The NFL Is Ready To Coach The U.S. On How To Handle COVID-19

Although the first COVID-19 vaccine was made available to U.S. citizens in December 2020, there have proven to be some challenges with getting all Americans vaccinated. Currently, nearly 65% of Americans are fully vaccinated, and about 12% are partially vaccinated, according to Our World in Data. However, the National Football League (NFL) has successfully gotten its players and staff to take the COVID-19 vaccine. According to CNN Health, the NFL has successfully vaccinated more than 90% of its players and staff since the start of the 2021 football season.

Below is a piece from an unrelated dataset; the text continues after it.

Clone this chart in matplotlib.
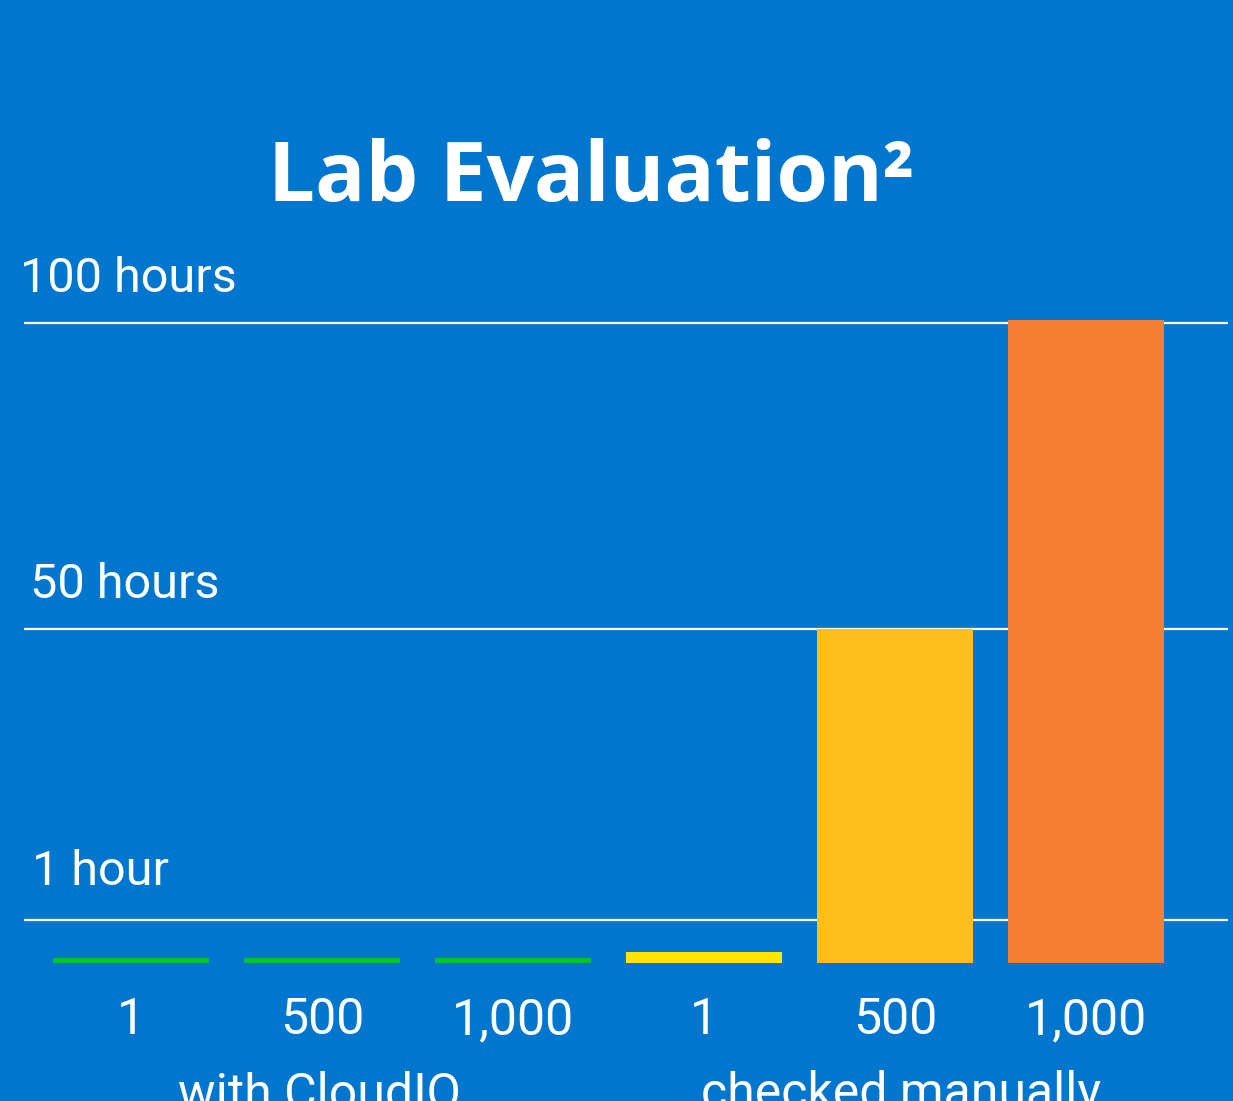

The swift spread of the Omicron variant and its high transmissibility prompted the league to create new strategies for addressing how the organization would try to mitigate risks for the organization and its players. Ultimately the league believes they have learned a lot and credits much of their success to implementing stricter protocols that went far beyond the basic requirements of mask-wearing and social distancing. So, what exactly were these protocols?

COVID-19 symptom reporting made the difference

One of the most effective things the NFL focused on was establishing a better system for symptom reporting. Dr. Allen Sills, NFL Chief Medical Officer, told CNN Health, "What we really had to do with Omicron is get more targeted." The NFL also required mandatory booster shots for staff, but not players. While prior protocols focused on periodic COVID-19 tests for vaccinated players, and daily tests for unvaccinated players, new protocols focused on testing anyone with symptoms. 

According to the Centers for Disease Control (CDC), there are a wide range of mild to severe symptoms that can appear anywhere from two to 14 days after exposure to the coronavirus. Thus, the NFL knew symptoms could provide valuable clues and a strong line of defense. Dr. Sills explained to CNN Health, "When we switch to the symptom-based testing, people right away recognize, 'OK, I have one of the symptoms I've heard about. I need to go ahead and get tested.' So, I think it allowed us to quickly identify cases, which is what we wanted to do." 

On top of decreasing the spread of the virus, the new protocols were designed to offer COVID-19 vaccine education to staff and players rather than implement disciplinary actions for the unvaccinated.